# RECORDS FOR THE EXERCISE
--------------------------------------------------

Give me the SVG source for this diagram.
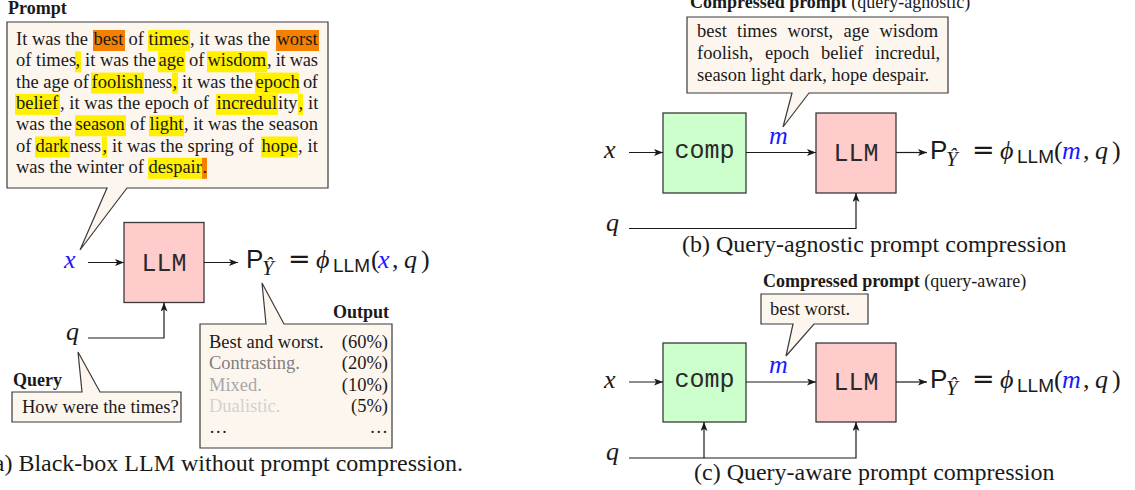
<svg xmlns="http://www.w3.org/2000/svg" width="1135" height="490" viewBox="0 0 1135 490">
<defs>
<style>
.callout{fill:#fdf6ef;stroke:#3a3a3a;stroke-width:1.2}
.box{stroke:#3a3a3a;stroke-width:1.3}
.llm{fill:#ffcccc}
.comp{fill:#ccffcc}
.conn{fill:none;stroke:#1a1a1a;stroke-width:1.2}
.t{font-family:"Liberation Serif","Times New Roman",serif;fill:#1a1a1a}
.pt{font-size:18.5px}
.b{font-weight:bold;font-size:18px}
.r18{font-size:18.5px}
.cap{font-size:24px}
.mono{font-family:"Liberation Mono","Courier New",monospace;font-size:25px;fill:#2a2a2a;text-anchor:middle}
.mi{font-family:"Liberation Serif","DejaVu Serif",serif;font-style:italic;font-size:26px;fill:#1a1a1a}
.rm{font-family:"Liberation Serif","DejaVu Serif",serif;font-size:26px;fill:#1a1a1a}
.eq{font-family:"DejaVu Sans",sans-serif;font-size:27px;fill:#1a1a1a}
.sf{font-family:"Liberation Sans",Arial,sans-serif;font-size:26px;fill:#1a1a1a}
.sfs{font-family:"Liberation Sans",Arial,sans-serif;font-size:19px;fill:#1a1a1a}
.sub{font-family:"Liberation Serif","DejaVu Serif",serif;font-style:italic;font-size:21px;fill:#1a1a1a}
.blue{fill:#1a1aff}
.hy{fill:#fff000}
.ho{fill:#f58000}
</style>
<marker id="arr" viewBox="0 0 9 7" refX="9" refY="3.5" markerWidth="9" markerHeight="7" markerUnits="userSpaceOnUse" orient="auto">
<path d="M0,0 L9,3.5 L0,7 L2.2,3.5 Z" fill="#1a1a1a"/>
</marker>
</defs>
<rect width="1135" height="490" fill="#ffffff"/>

<!-- Panel (a) -->
<g id="prompt">
<text class="t b" x="8" y="14">Prompt</text>
<path class="callout" d="M7,22 H328 V188 H127 L80,250 L107,188 H7 Z"/>
<g id="highlights">
<rect class="ho" x="93" y="30" width="32" height="21"/>
<rect class="hy" x="148" y="30" width="42" height="21"/>
<rect class="ho" x="276" y="30" width="43" height="21"/>
<rect class="hy" x="75" y="51.3" width="6" height="21"/>
<rect class="hy" x="158" y="51.3" width="27" height="21"/>
<rect class="hy" x="207" y="51.3" width="60" height="21"/>
<rect class="hy" x="91" y="72.6" width="53" height="21"/>
<rect class="hy" x="172" y="72.6" width="6" height="21"/>
<rect class="hy" x="255" y="72.6" width="44" height="21"/>
<rect class="hy" x="15" y="93.9" width="45" height="21"/>
<rect class="hy" x="216" y="93.9" width="62" height="21"/>
<rect class="hy" x="298" y="93.9" width="5" height="21"/>
<rect class="hy" x="75" y="115.2" width="51" height="21"/>
<rect class="hy" x="149" y="115.2" width="35" height="21"/>
<rect class="hy" x="35" y="136.5" width="35" height="21"/>
<rect class="hy" x="102" y="136.5" width="5" height="21"/>
<rect class="hy" x="261" y="136.5" width="37" height="21"/>
<rect class="hy" x="148" y="157.8" width="54" height="21"/>
<rect class="ho" x="202" y="157.8" width="5" height="21"/>
</g>
<text class="t pt" y="45"><tspan x="16">It was the</tspan><tspan x="93.5">best</tspan><tspan x="128.5">of</tspan><tspan x="148.5">times</tspan><tspan x="190">, it was the</tspan><tspan x="276.5">worst</tspan></text>
<text class="t pt" y="66.3"><tspan x="16">of times</tspan><tspan x="75.5">,</tspan><tspan x="85">it was the</tspan><tspan x="158.5">age</tspan><tspan x="189">of</tspan><tspan x="207.5">wisdom</tspan><tspan x="267" textLength="51" lengthAdjust="spacing">, it was</tspan></text>
<text class="t pt" y="87.6"><tspan x="16">the age of</tspan><tspan x="91.5">foolish</tspan><tspan x="144" textLength="28" lengthAdjust="spacingAndGlyphs">ness</tspan><tspan x="172.5">,</tspan><tspan x="182">it was the</tspan><tspan x="255.5">epoch</tspan><tspan x="303" textLength="15" lengthAdjust="spacing">of</tspan></text>
<text class="t pt" y="108.9"><tspan x="16">belief</tspan><tspan x="60">, it was the epoch of</tspan><tspan x="216.5">incredul</tspan><tspan x="278">ity</tspan><tspan x="298.5">,</tspan><tspan x="308">it</tspan></text>
<text class="t pt" y="130.2"><tspan x="16">was the</tspan><tspan x="75.5">season</tspan><tspan x="130">of</tspan><tspan x="149.5">light</tspan><tspan x="184" textLength="134" lengthAdjust="spacing">, it was the season</tspan></text>
<text class="t pt" y="151.5"><tspan x="16">of</tspan><tspan x="35.5">dark</tspan><tspan x="70" textLength="31" lengthAdjust="spacingAndGlyphs">ness</tspan><tspan x="102.5">,</tspan><tspan x="112">it was the spring of</tspan><tspan x="261.5">hope</tspan><tspan x="298" textLength="20" lengthAdjust="spacing">, it</tspan></text>
<text class="t pt" y="172.8"><tspan x="16">was the winter of</tspan><tspan x="148.5">despair</tspan><tspan x="202.5">.</tspan></text>
</g>

<g id="x-a"><text class="mi blue" x="64" y="268">x</text></g>
<g id="q-a"><text class="mi" x="66" y="340">q</text></g>
<g id="llm-a">
<rect class="box llm" x="124" y="222.5" width="80" height="80"/>
<text class="mono" x="164" y="270.5">LLM</text>
</g>
<g id="out-a">
<text class="sf" x="246" y="268">P</text>
<text class="sub" x="262" y="275">Ŷ</text>
<text class="eq" x="288" y="268">=</text>
<text class="mi" x="316" y="268">ϕ</text>
<text class="sfs" x="333" y="272">LLM</text>
<text class="rm" x="371" y="268">(</text>
<text class="mi blue" x="378" y="268">x</text>
<text class="rm" x="392" y="268">,</text>
<text class="mi" x="404" y="268">q</text>
<text class="rm" x="421" y="268">)</text>
</g>
<g id="query">
<text class="t b" x="13" y="386">Query</text>
<path class="callout" d="M12,392 H82 L78,352 L100,392 H181 V422 H12 Z"/>
<text class="t r18" x="22" y="413">How were the times?</text>
</g>
<g id="output">
<text class="t b" x="333" y="318">Output</text>
<path class="callout" d="M200,324 H266 L262,283 L284,324 H392 V448 H200 Z"/>
<text class="t r18" x="209" y="348">Best and worst.</text>
<text class="t r18" x="209" y="369.3" style="fill:#808080">Contrasting.</text>
<text class="t r18" x="209" y="390.6" style="fill:#a8a8a8">Mixed.</text>
<text class="t r18" x="209" y="411.9" style="fill:#d2d2d2">Dualistic.</text>
<text class="t r18" x="209" y="433">…</text>
<g text-anchor="end">
<text class="t r18" x="388" y="348">(60%)</text>
<text class="t r18" x="388" y="369.3">(20%)</text>
<text class="t r18" x="388" y="390.6">(10%)</text>
<text class="t r18" x="388" y="411.9">(5%)</text>
<text class="t r18" x="388" y="433">…</text>
</g>
</g>
<g id="caption-a"><text class="t cap" x="463" y="471" text-anchor="end">(a) Black-box LLM without prompt compression.</text></g>

<!-- Panel (b) -->
<g id="cprompt-b">
<text class="t" x="690" y="8" style="font-size:18px"><tspan font-weight="bold">Compressed prompt</tspan> (query-agnostic)</text>
<path class="callout" d="M687,17 H948 V93 H809 L783,127 L792,93 H687 Z"/>
<text class="t r18" y="37"><tspan x="697">best</tspan><tspan x="737">times</tspan><tspan x="787.5">worst,</tspan><tspan x="843.5">age</tspan><tspan x="879.5">wisdom</tspan></text>
<text class="t r18" y="59"><tspan x="697">foolish,</tspan><tspan x="765">epoch</tspan><tspan x="821">belief</tspan><tspan x="875">incredul,</tspan></text>
<text class="t r18" x="697" y="81">season light dark, hope despair.</text>
</g>
<g id="x-b"><text class="mi" x="604" y="158">x</text></g>
<g id="q-b"><text class="mi" x="606" y="231">q</text></g>
<g id="comp-b">
<rect class="box comp" x="663" y="113" width="83" height="80"/>
<text class="mono" x="704.5" y="158">comp</text>
</g>
<g id="m-b"><text class="mi blue" x="769" y="144">m</text></g>
<g id="llm-b">
<rect class="box llm" x="816" y="113" width="80" height="80"/>
<text class="mono" x="856" y="161">LLM</text>
</g>
<g id="out-b">
<text class="sf" x="930" y="159">P</text>
<text class="sub" x="946" y="166">Ŷ</text>
<text class="eq" x="972" y="159">=</text>
<text class="mi" x="1000" y="159">ϕ</text>
<text class="sfs" x="1017" y="163">LLM</text>
<text class="rm" x="1054" y="159">(</text>
<text class="mi blue" x="1062" y="159">m</text>
<text class="rm" x="1083" y="159">,</text>
<text class="mi" x="1095" y="159">q</text>
<text class="rm" x="1112" y="159">)</text>
</g>
<g id="caption-b"><text class="t cap" x="682" y="252">(b) Query-agnostic prompt compression</text></g>

<!-- Panel (c) -->
<g id="cprompt-c">
<text class="t" x="763" y="287" style="font-size:18px"><tspan font-weight="bold">Compressed prompt</tspan> (query-aware)</text>
<path class="callout" d="M761,294 H868 V324 H814 L786,356 L793,324 H761 Z"/>
<text class="t r18" x="770" y="315">best worst.</text>
</g>
<g id="x-c"><text class="mi" x="604" y="387.5">x</text></g>
<g id="q-c"><text class="mi" x="606" y="460">q</text></g>
<g id="comp-c">
<rect class="box comp" x="663" y="343" width="83" height="79"/>
<text class="mono" x="704.5" y="387">comp</text>
</g>
<g id="m-c"><text class="mi blue" x="769" y="373">m</text></g>
<g id="llm-c">
<rect class="box llm" x="816" y="343" width="80" height="79"/>
<text class="mono" x="856" y="390">LLM</text>
</g>
<g id="out-c">
<text class="sf" x="930" y="388">P</text>
<text class="sub" x="946" y="395">Ŷ</text>
<text class="eq" x="972" y="388">=</text>
<text class="mi" x="1000" y="388">ϕ</text>
<text class="sfs" x="1017" y="392">LLM</text>
<text class="rm" x="1054" y="388">(</text>
<text class="mi blue" x="1062" y="388">m</text>
<text class="rm" x="1083" y="388">,</text>
<text class="mi" x="1095" y="388">q</text>
<text class="rm" x="1112" y="388">)</text>
</g>
<g id="caption-c"><text class="t cap" x="694" y="480">(c) Query-aware prompt compression</text></g>

<g id="connectors">
<path class="conn" d="M88,262.5 H124" marker-end="url(#arr)"/>
<path class="conn" d="M204,262.5 H238" marker-end="url(#arr)"/>
<path class="conn" d="M88,338 H164 V302.5" marker-end="url(#arr)"/>
<path class="conn" d="M629,152.5 H663" marker-end="url(#arr)"/>
<path class="conn" d="M746,152.5 H816" marker-end="url(#arr)"/>
<path class="conn" d="M896,152.5 H927" marker-end="url(#arr)"/>
<path class="conn" d="M629,228.5 H856 V193" marker-end="url(#arr)"/>
<path class="conn" d="M629,382 H663" marker-end="url(#arr)"/>
<path class="conn" d="M746,382 H816" marker-end="url(#arr)"/>
<path class="conn" d="M896,382 H927" marker-end="url(#arr)"/>
<path class="conn" d="M629,458 H856 V422" marker-end="url(#arr)"/>
<path class="conn" d="M704,458 V422" marker-end="url(#arr)"/>
</g>
</svg>
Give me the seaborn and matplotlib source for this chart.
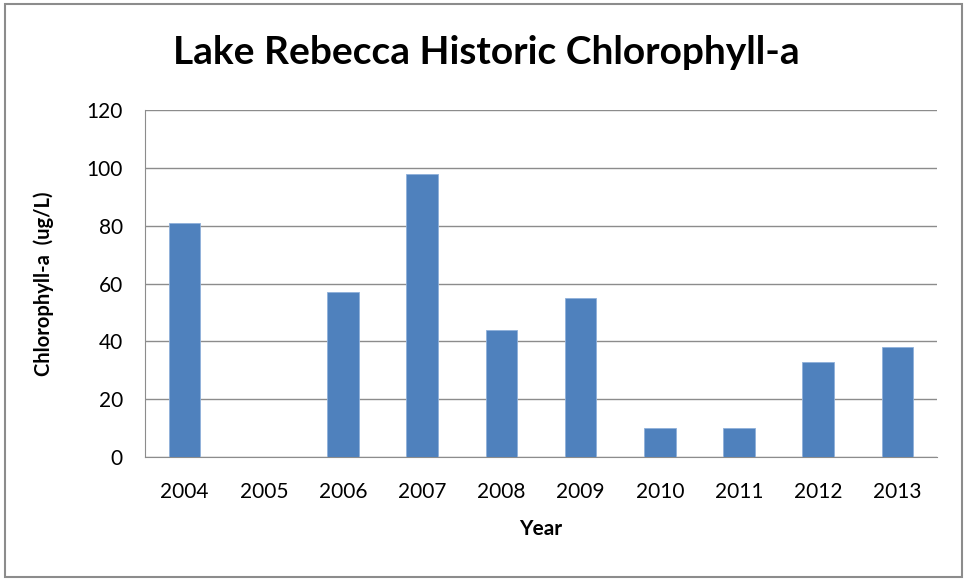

--------------------------------------------------

# TASK INSTRUCTIONS
Show every line above in which the word "source" occurs.

# ANSWER TO THIS EXERCISE
Give me the SVG source for this diagram.
Give me the seaborn and matplotlib source for this chart.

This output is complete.